[Requirement]: Everything from the first line down to the line containing "2.62, 2.30, 1.93, 1.52, 1.12, 0.64, 0.26, 0.0]" is to be retyped exactly, both ends included, with pictures left out.
* Start Collected data *
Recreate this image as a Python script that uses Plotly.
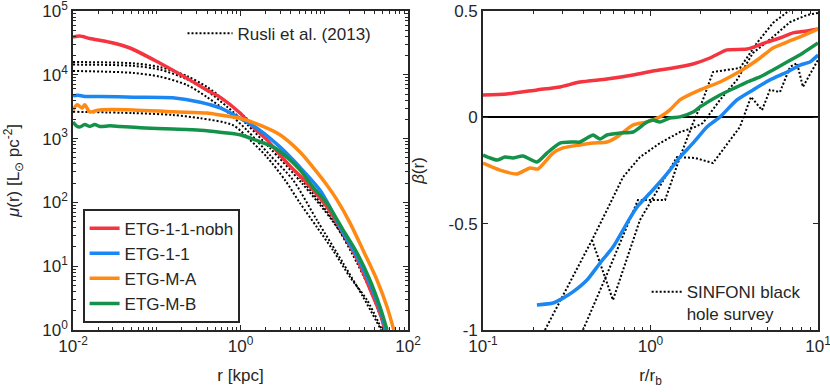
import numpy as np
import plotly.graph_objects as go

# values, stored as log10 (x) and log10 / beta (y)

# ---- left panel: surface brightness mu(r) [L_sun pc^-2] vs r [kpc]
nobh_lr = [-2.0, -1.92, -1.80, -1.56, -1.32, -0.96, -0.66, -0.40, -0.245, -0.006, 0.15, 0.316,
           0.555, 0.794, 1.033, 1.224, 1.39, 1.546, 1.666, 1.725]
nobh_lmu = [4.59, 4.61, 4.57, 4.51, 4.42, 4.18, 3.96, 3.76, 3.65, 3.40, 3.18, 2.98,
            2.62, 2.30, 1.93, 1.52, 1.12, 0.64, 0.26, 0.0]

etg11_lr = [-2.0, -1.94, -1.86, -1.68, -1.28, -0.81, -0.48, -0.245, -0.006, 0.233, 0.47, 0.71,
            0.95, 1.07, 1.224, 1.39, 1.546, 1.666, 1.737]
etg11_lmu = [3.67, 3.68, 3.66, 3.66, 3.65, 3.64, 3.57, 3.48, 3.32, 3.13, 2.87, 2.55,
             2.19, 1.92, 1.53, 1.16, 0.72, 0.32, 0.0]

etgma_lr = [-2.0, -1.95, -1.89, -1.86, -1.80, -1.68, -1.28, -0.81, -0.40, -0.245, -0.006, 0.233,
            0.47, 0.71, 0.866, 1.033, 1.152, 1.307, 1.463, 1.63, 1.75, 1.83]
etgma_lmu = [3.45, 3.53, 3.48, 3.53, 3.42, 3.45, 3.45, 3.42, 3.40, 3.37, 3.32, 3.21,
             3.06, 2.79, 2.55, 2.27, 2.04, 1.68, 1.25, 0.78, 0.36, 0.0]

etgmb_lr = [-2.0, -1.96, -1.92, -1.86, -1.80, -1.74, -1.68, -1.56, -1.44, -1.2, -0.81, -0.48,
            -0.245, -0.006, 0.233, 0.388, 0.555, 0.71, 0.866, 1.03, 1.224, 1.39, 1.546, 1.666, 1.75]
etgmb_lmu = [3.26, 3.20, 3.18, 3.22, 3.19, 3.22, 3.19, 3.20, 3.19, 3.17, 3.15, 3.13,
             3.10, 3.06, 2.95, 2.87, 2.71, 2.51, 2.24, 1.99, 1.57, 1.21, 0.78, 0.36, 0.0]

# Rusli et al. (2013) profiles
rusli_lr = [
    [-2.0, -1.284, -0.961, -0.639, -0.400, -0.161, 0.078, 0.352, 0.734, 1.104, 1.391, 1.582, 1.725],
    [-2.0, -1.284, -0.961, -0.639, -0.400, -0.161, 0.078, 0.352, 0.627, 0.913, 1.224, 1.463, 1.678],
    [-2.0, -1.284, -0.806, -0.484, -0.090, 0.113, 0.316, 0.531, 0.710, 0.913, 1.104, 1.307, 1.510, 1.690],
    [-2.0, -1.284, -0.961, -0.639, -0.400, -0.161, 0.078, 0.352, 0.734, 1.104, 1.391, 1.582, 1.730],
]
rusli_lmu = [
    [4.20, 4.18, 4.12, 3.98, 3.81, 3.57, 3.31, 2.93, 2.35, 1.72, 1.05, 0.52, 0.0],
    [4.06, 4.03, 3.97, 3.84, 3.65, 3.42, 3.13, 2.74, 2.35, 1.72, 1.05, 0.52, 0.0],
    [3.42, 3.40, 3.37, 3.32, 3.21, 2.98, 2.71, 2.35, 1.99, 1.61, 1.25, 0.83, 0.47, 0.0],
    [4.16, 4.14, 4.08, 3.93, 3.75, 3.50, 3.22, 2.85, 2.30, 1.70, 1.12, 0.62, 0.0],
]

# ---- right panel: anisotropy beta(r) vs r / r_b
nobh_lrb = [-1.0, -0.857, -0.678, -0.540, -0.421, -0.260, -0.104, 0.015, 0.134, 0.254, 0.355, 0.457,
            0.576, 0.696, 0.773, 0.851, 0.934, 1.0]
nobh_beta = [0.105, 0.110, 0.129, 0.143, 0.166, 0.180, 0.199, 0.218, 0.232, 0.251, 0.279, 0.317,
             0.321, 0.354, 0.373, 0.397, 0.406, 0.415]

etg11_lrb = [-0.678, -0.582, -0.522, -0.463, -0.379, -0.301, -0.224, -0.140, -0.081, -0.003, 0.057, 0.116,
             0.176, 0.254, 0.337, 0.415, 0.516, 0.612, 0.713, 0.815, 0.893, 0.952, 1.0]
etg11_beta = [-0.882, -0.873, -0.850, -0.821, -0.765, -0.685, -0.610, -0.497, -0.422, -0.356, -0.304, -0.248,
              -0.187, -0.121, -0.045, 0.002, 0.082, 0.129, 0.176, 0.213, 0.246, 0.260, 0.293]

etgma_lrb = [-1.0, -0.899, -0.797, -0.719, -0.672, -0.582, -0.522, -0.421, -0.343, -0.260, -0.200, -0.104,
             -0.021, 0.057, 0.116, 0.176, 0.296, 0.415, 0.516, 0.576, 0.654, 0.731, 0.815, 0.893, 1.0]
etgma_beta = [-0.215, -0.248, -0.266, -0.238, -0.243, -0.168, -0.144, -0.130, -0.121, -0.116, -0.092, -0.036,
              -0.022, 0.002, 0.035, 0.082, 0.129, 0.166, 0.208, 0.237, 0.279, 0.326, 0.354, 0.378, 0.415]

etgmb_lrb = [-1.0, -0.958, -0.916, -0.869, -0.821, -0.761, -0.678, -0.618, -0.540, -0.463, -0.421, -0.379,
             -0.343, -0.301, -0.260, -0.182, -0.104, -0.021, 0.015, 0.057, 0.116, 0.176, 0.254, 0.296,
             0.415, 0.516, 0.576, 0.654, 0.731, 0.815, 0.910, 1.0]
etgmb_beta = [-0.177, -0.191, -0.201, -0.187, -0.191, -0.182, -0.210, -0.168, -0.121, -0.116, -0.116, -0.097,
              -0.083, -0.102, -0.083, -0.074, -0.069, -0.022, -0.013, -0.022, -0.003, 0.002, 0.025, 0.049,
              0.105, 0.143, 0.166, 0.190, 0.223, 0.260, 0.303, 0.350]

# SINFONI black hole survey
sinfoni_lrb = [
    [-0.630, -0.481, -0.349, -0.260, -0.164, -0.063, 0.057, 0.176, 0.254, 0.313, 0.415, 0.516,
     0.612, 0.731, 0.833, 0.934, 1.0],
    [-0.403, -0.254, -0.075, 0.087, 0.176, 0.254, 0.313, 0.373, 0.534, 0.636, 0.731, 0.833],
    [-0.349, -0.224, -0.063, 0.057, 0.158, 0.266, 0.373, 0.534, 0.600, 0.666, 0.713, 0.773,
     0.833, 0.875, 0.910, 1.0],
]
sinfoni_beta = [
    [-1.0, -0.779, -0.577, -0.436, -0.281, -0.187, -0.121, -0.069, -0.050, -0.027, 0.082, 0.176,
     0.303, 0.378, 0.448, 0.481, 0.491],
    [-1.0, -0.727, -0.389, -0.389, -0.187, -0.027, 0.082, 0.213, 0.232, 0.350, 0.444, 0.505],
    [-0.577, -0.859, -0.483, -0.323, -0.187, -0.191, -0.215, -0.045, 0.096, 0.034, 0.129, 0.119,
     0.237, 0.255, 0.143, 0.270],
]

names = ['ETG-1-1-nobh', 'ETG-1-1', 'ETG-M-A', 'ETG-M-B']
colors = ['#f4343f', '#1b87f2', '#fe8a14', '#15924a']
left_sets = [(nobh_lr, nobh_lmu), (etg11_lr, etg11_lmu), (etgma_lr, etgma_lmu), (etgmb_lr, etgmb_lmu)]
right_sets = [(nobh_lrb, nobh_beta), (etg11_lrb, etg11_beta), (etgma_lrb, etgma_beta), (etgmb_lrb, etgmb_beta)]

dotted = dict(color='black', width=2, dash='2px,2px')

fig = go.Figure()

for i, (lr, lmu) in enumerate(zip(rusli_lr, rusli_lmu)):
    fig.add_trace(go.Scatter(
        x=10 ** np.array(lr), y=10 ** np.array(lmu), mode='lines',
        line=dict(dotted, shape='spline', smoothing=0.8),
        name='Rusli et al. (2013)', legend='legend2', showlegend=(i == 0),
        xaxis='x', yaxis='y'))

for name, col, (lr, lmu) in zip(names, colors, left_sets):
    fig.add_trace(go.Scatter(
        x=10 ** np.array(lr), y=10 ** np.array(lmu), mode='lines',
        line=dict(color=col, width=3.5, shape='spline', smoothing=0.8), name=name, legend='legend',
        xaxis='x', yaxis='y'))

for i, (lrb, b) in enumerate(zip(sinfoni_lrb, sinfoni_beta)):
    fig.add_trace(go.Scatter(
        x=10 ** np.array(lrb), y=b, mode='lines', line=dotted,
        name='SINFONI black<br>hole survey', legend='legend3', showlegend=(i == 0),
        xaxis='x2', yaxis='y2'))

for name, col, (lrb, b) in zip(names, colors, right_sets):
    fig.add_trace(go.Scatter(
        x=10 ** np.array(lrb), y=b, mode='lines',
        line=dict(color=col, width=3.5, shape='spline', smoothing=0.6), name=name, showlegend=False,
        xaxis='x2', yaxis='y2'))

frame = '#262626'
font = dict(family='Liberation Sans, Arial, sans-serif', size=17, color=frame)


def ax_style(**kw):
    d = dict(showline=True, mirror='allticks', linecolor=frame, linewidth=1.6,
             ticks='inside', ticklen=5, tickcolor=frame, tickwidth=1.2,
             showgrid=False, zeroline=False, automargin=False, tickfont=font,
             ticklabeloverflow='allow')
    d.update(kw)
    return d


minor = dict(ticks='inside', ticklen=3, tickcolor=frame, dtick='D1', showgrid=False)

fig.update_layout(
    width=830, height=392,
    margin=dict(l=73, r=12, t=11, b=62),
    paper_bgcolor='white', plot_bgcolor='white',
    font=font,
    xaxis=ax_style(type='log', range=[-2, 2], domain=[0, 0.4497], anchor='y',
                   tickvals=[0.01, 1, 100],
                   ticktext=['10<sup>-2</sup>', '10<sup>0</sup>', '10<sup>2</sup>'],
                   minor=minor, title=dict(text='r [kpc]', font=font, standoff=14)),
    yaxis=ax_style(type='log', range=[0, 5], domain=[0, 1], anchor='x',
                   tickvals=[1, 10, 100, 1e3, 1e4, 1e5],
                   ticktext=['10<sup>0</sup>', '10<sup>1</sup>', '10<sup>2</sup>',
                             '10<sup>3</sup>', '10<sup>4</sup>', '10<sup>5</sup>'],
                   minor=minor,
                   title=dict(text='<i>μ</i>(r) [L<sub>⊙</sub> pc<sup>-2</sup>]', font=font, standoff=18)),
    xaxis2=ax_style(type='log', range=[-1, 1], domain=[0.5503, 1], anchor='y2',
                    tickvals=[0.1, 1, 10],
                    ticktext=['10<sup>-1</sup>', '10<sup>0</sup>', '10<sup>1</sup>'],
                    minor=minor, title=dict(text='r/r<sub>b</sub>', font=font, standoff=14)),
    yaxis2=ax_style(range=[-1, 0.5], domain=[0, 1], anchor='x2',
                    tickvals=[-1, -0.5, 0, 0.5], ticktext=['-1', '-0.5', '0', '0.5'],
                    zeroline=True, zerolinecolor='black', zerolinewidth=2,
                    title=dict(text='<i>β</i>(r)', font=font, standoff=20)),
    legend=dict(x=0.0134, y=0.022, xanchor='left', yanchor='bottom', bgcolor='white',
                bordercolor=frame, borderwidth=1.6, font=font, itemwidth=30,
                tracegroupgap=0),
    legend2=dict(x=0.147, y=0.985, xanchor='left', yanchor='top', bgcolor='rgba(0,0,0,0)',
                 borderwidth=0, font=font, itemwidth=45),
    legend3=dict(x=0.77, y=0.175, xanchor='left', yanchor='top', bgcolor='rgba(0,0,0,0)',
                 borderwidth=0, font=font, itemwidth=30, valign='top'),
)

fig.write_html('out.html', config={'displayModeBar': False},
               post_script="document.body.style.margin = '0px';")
* End Collected data *
[Full answer]:
Recreate this image as a Python script that uses Plotly.
import numpy as np
import plotly.graph_objects as go

# values, stored as log10 (x) and log10 / beta (y)

# ---- left panel: surface brightness mu(r) [L_sun pc^-2] vs r [kpc]
nobh_lr = [-2.0, -1.92, -1.80, -1.56, -1.32, -0.96, -0.66, -0.40, -0.245, -0.006, 0.15, 0.316,
           0.555, 0.794, 1.033, 1.224, 1.39, 1.546, 1.666, 1.725]
nobh_lmu = [4.59, 4.61, 4.57, 4.51, 4.42, 4.18, 3.96, 3.76, 3.65, 3.40, 3.18, 2.98,
            2.62, 2.30, 1.93, 1.52, 1.12, 0.64, 0.26, 0.0]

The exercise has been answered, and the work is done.